私は同時代人として、オウムの全盛期を多少知っているというか、書店で見かける関連書を時折手に取るくらいは知っているのだが、あるとき、あれ?と思った。いつのまにか、彼らが、インドのハタヨガからチベット密教に鞍替えしていた。私も当時ヨガをしていたので(アイアンガー・ヨガ)、また中沢新一の『虹の階梯』なども読んでいたし、Theos Casimir Bernardなどにも関心があったので、記憶に残っている。麻原はケチャリ・ムドラを試みて失敗していた。彼らの教団はもうヨガではなくなりつつあるなと当時思った。連想して思い出すのだが、当時の麻原は漢文の参考書も出版していた。あれはなんだったのだろう。
麻原自体のヨガがどのようなものであったかについては、とんと関心を失っていたが、基本はクンダリニー・ヨガだった。本書では、その外的な儀礼として「シャクティパット」が出てきて、奇妙な懐かしさを感じた。
その関連とも言えるのだが、法廷での麻原と井上のいわば対決で、井上の証言によれば、麻原がトゥモという呼吸法で、井上に念を送っていたとある。そういえば、獄中でも初期の時点では、麻原はヨガ、特にクンダリニー・ヨガを実践していたようだ。冒頭、麻原彰晃の錯乱についてふと思うことと書いたが、あの錯乱は彼のクンダリニー・ヨガの帰結(末路)ではなかったか。

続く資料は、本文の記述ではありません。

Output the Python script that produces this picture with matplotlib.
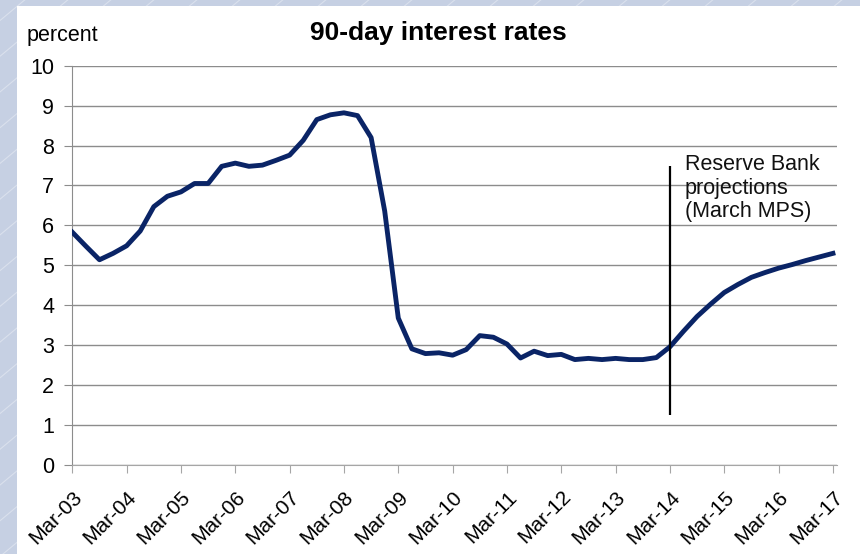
import numpy as np
import matplotlib
matplotlib.use("Agg")
import matplotlib.pyplot as plt
from matplotlib.patches import Rectangle
from matplotlib.lines import Line2D

plt.rcParams["font.family"] = ["Liberation Sans", "DejaVu Sans"]

# Quarterly 90-day rate, Mar-03 .. Mar-17 (projection from Mar-14 onwards)
taxas_90d = [
    5.83, 5.48, 5.14, 5.30,   # 2003
    5.49, 5.86, 6.47, 6.73,   # 2004
    6.84, 7.05, 7.05, 7.48,   # 2005
    7.56, 7.48, 7.51, 7.63,   # 2006
    7.76, 8.13, 8.65, 8.77,   # 2007
    8.82, 8.75, 8.20, 6.36,   # 2008
    3.68, 2.91, 2.79, 2.81,   # 2009
    2.75, 2.89, 3.24, 3.20,   # 2010
    3.03, 2.68, 2.85, 2.74,   # 2011
    2.77, 2.64, 2.67, 2.64,   # 2012
    2.67, 2.64, 2.64, 2.69,   # 2013
    2.96, 3.35, 3.72, 4.03,   # 2014
    4.32, 4.52, 4.70, 4.82,   # 2015
    4.93, 5.02, 5.12, 5.21,   # 2016
    5.30,                     # 2017
]
rotulos_x = ["Mar-03", "Mar-04", "Mar-05", "Mar-06", "Mar-07", "Mar-08", "Mar-09",
             "Mar-10", "Mar-11", "Mar-12", "Mar-13", "Mar-14", "Mar-15", "Mar-16",
             "Mar-17"]
trimestre_projecao = 44          # Mar-14
linha_projecao = (1.25, 7.5)     # extent of the marker line
texto_projecao = "Reserve Bank\nprojections\n(March MPS)"

fig = plt.figure(figsize=(8.6, 5.54), dpi=100)

# slide-style backdrop: pale blue with faint diagonal streaks, white card on top
fig.patches.append(Rectangle((0, 0), 1, 1, transform=fig.transFigure,
                             facecolor="#c6d0e3", edgecolor="none", zorder=-10))
for x0 in np.arange(-900, 900, 43):
    fig.add_artist(Line2D([x0, x0 + 700], [0, 554 * 1.05], transform=None,
                          color="white", alpha=0.35, lw=0.8, zorder=-9))
fig.patches.append(Rectangle((17 / 860, 0), 1, 1 - 6 / 554, transform=fig.transFigure,
                             facecolor="white", edgecolor="none", zorder=-8))

ax = fig.add_axes([72.3 / 860, 89 / 554, (837 - 72.3) / 860, (465 - 65.7) / 554])
ax.set_facecolor("none")

x = np.arange(len(taxas_90d))
ax.plot(x, taxas_90d, color="#0a2466", lw=3.5, solid_joinstyle="round", zorder=3)

ax.vlines(trimestre_projecao, *linha_projecao, color="black", lw=1.6, zorder=4)
ax.text(trimestre_projecao + 1.1, 7.78, texto_projecao, fontsize=15.5, va="top",
        ha="left", linespacing=1.14, color="#111111")

ax.set_xlim(0, 56.3)
ax.set_ylim(0, 10)
ax.set_yticks(range(0, 11))
ax.set_xticks(np.arange(0, 57, 4))
ax.set_xticklabels(rotulos_x, rotation=45, ha="right", va="top",
                   rotation_mode="anchor", fontsize=15)
ax.tick_params(axis="y", labelsize=15.5, length=6, color="#8c8c8c", pad=7)
ax.tick_params(axis="x", length=6, color="#a6a6a6", pad=10)

ax.grid(axis="y", color="#8c8c8c", lw=1.0)
ax.set_axisbelow(True)
for lado in ["top", "right"]:
    ax.spines[lado].set_visible(False)
ax.spines["left"].set_color("#8c8c8c")
ax.spines["bottom"].set_color("#a6a6a6")

fig.text(27 / 860, 1 - 35 / 554, "percent", fontsize=15.5, va="center", ha="left")
fig.text(438 / 860, 1 - 33 / 554, "90-day interest rates", fontsize=19,
         fontweight="bold", ha="center", va="center")

fig.savefig("out.png", dpi=100)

さて、本書でオウム事件を多少なり振り返って、あるうんざりした思いにかられるのは、閉じられた集団のなかでも性の狂乱である。連合赤軍でもそうだった。ホッブズは人間の自然状態を全人闘争としたが、おそらく人間の自然状態というのは、性の狂乱なのだろう。そそうしてみると、なんだか奇妙なことをいうようだが、井上嘉浩はずっと童貞だったのだろう。そのことで、その狂乱から守られていたとも言えるかもしれない。あるいは、本書からは見えない、もっと深い彼の性の内面の問題はあったのかもしれない。